Linux clients can’t connect, server and TCP Windows Size / Timestamps issue

linux-networkingtcptimestamp

We have a problem that a number of clients (all linux Ubuntu) are sometimes not able to connect to a remote server over SSH. If the problem occurs, Windows clients don't have that problem and can connect just fine.

I found this other question with a similar problem:
Why would a server not send a SYN/ACK packet in response to a SYN packet

Disabling TCP Timestamping on the server does indeed solve the problem, but I would like to know what the real problem is. I don't really see why this should cause any problems, definitely not when establishing the connection.

When using Wireshark, I see that the Windows clients use a Window size of 8192 whereas the Linux clients use a Window size of 29200. The Windows clients receive a SYN_ACK, the Linux clients don't. Is it possible that this higher initial window size is responsible for not sending the SYN_ACK by the server? I can't come up with a sensible explanation as to why it could cause the given problem, but since it's the only (visible to me) difference, it does appear to look like that. Am I missing something?

*** EDIT
After more searching, thinking and some voodoo magic, I think I might have come up with a plausible explanation. It does take some assumptions and specific conditions to be in place, but I do believe that these might just be possible in this particular situation.

Both users are behind the same NAT device (in our case, a Fortigate firewall). This firewall will assign local ports on it's external interface/IP to each NAT'ed connection. If the port is already in use to another user, it is skipped. If the connection is closed, the port is released and returned to the NAT pool. If that port is then assigned to the other user, but the server still has some record of the connection (TIME_WAIT, final FIN/ACK not received) and the timestamp of the packet is lower of that of the previous connection, the packet will be silently disgarded.
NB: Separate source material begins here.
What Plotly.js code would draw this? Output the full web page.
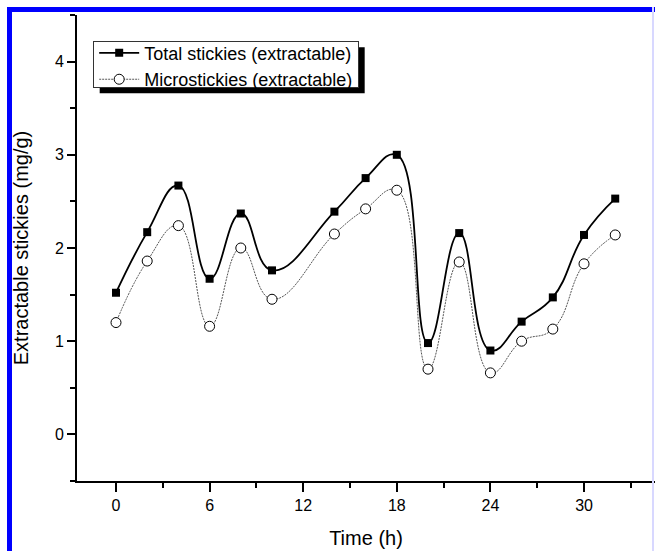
<!DOCTYPE html>
<html>
<head>
<meta charset="utf-8">
<script src="https://cdn.plot.ly/plotly-3.0.1.min.js"></script>
<style>
  html, body { margin: 0; padding: 0; background: #fff; }
  #wrap { position: relative; width: 655px; height: 551px; overflow: hidden; }
  #chart { position: absolute; left: 0; top: 0; width: 655px; height: 551px; }
  #bl { position: absolute; left: 7px; top: 7px; width: 5px; height: 544px; background: #0000ff; z-index: 5; }
  #bt { position: absolute; left: 7px; top: 7px; width: 648px; height: 5px; background: #0000ff; z-index: 5; }
  #br { position: absolute; left: 652px; top: 7px; width: 2px; height: 544px; background: #d8d8ff; z-index: 5; }
</style>
</head>
<body>
<div id="wrap">
  <div id="chart"></div>
  <div id="bl"></div><div id="bt"></div><div id="br"></div>
</div>
<script>
// Data
const timeH = [0, 2, 4, 6, 8, 10, 14, 16, 18, 20, 22, 24, 26, 28, 30, 32];
const totalStickies = [1.52, 2.17, 2.67, 1.67, 2.37, 1.76, 2.39, 2.75, 3.00, 0.98, 2.16, 0.90, 1.21, 1.47, 2.14, 2.53];
const microStickies = [1.20, 1.86, 2.24, 1.16, 2.00, 1.45, 2.15, 2.42, 2.62, 0.70, 1.85, 0.66, 1.00, 1.13, 1.83, 2.14];
const xTickVals = [0, 6, 12, 18, 24, 30];
const yTickVals = [0, 1, 2, 3, 4];

const font = "'Liberation Sans', Arial, sans-serif";

const traces = [
  {
    x: timeH, y: totalStickies, name: 'Total stickies (extractable)',
    type: 'scatter', mode: 'lines+markers',
    line: { shape: 'spline', smoothing: 1.3, color: '#000', width: 1.8 },
    marker: { symbol: 'square', size: 8, color: '#000', line: { width: 0 } }
  },
  {
    x: timeH, y: microStickies, name: 'Microstickies (extractable)',
    type: 'scatter', mode: 'lines+markers',
    line: { shape: 'spline', smoothing: 1.3, color: '#555', width: 1, dash: '2px,1px' },
    marker: { symbol: 'circle', size: 10, color: '#fff', line: { width: 1, color: '#000' } }
  }
];

const layout = {
  width: 655, height: 551,
  margin: { l: 77, r: 0, t: 15, b: 70 },
  paper_bgcolor: '#fff', plot_bgcolor: '#fff',
  showlegend: true,
  font: { family: font, color: '#000', size: 16 },
  xaxis: {
    range: [-2.5, 34.55],
    tickvals: xTickVals,
    ticks: 'outside', ticklen: 9, tickwidth: 2, tickcolor: '#000',
    minor: { dtick: 3, tick0: 0, ticks: 'outside', ticklen: 5, tickwidth: 2, tickcolor: '#000' },
    showline: true, linewidth: 2, linecolor: '#000',
    showgrid: false, zeroline: false,
    tickfont: { family: font, size: 16 },
    title: { text: 'Time (h)', font: { family: font, size: 20 }, standoff: 18 }
  },
  yaxis: {
    range: [-0.5, 4.5],
    tickvals: yTickVals,
    ticks: 'outside', ticklen: 8, tickwidth: 2, tickcolor: '#000',
    minor: { dtick: 0.5, tick0: 0, ticks: 'outside', ticklen: 5, tickwidth: 2, tickcolor: '#000' },
    showline: true, linewidth: 2, linecolor: '#000',
    showgrid: false, zeroline: false,
    tickfont: { family: font, size: 16 },
    title: { text: 'Extractable stickies (mg/g)', font: { family: font, size: 20 }, standoff: 21 }
  },
  legend: {
    x: 0.028, y: 0.96, xanchor: 'left', yanchor: 'top',
    bgcolor: '#fff', bordercolor: '#333', borderwidth: 1,
    font: { family: font, size: 18 },
    itemwidth: 40, tracegroupgap: 0
  },
  shapes: []
};

function trimLegend(gd) {
  const bg = gd.querySelector('.legend .bg');
  if (!bg) return null;
  if (!bg.dataset.trimmed) {
    const y = parseFloat(bg.getAttribute('y')) || 0;
    const h = parseFloat(bg.getAttribute('height'));
    bg.setAttribute('y', y + 7);
    bg.setAttribute('height', h - 18);
    bg.dataset.trimmed = '1';
  }
  return bg;
}

Plotly.newPlot('chart', traces, layout, { displayModeBar: false, staticPlot: true }).then(function (gd) {
  const bg = trimLegend(gd);
  if (!bg) return;
  const r = bg.getBoundingClientRect();
  const c = gd.getBoundingClientRect();
  const fl = gd._fullLayout._size;
  const off = 6;
  const px = v => (v - c.left - fl.l) / fl.w;
  const py = v => 1 - (v - c.top - fl.t) / fl.h;
  return Plotly.relayout(gd, {
    shapes: [{
      type: 'rect', xref: 'paper', yref: 'paper', layer: 'above',
      x0: px(r.left + off), x1: px(r.right + off),
      y0: py(r.bottom + off), y1: py(r.top + off),
      fillcolor: '#000', line: { width: 0 }
    }]
  }).then(function () { trimLegend(gd); });
});
</script>
</body>
</html>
Ok, there are a lot of if in there, but…
– the two users are developing on the same website so they will be making a lot of connections to the same remote server
– the firewall (Fortigate) appearantly keeps a sequential counter of the NAT port per source IP/destinationIP/destinationPort. If the counters of both users are close to eachother, chances of such "collision" happening with two connections to that server are not that unlikely, given that both destination IP as port are the same. That would explain why the problem only occurs sporadically.

The only problem with this theory is that I can't find any evidence of this happening on the server side. There are no connection stuck in TIME_WAIT or something like that, and I do assume that once they disappear from the netstat output, the server has forgotten about them.

I do believe that the initial Window Size does not play a role in this, so I am striking that one of of the list of suspects.

Best Answer

So if the Windows clients don't have the problem my guess is they are not requesting TCP timestamps while the Linux ones are. You can verify this by looking again at the Wireshark captures from both examples.

To start troubleshooting the underlying cause of the timestamp issue, the first order of business would be to make sure client and server are synchronized to NTP servers. If they just have a free running clock, it could very well be the cause of the issue. For example:

 # ntpq -p
 remote           refid      st t when poll reach   delay   offset  jitter
========================================================================
*utcnist2.colora .ACTS.           1 u   92 1024  377   50.242    2.041   1.847
+time-c.timefreq .ACTS.           1 u  623 1024  377   55.413   -1.781   0.418

Make sure at least one has the asterisk in front. That means its in sync. It is anyhow strange to see the TCP session stall at the very beginning. One would expect it to stall after a few packets with timestamp values have been exchanged. More precisely when the timestamp value from one packet appears to be backwards in time from the previous packet.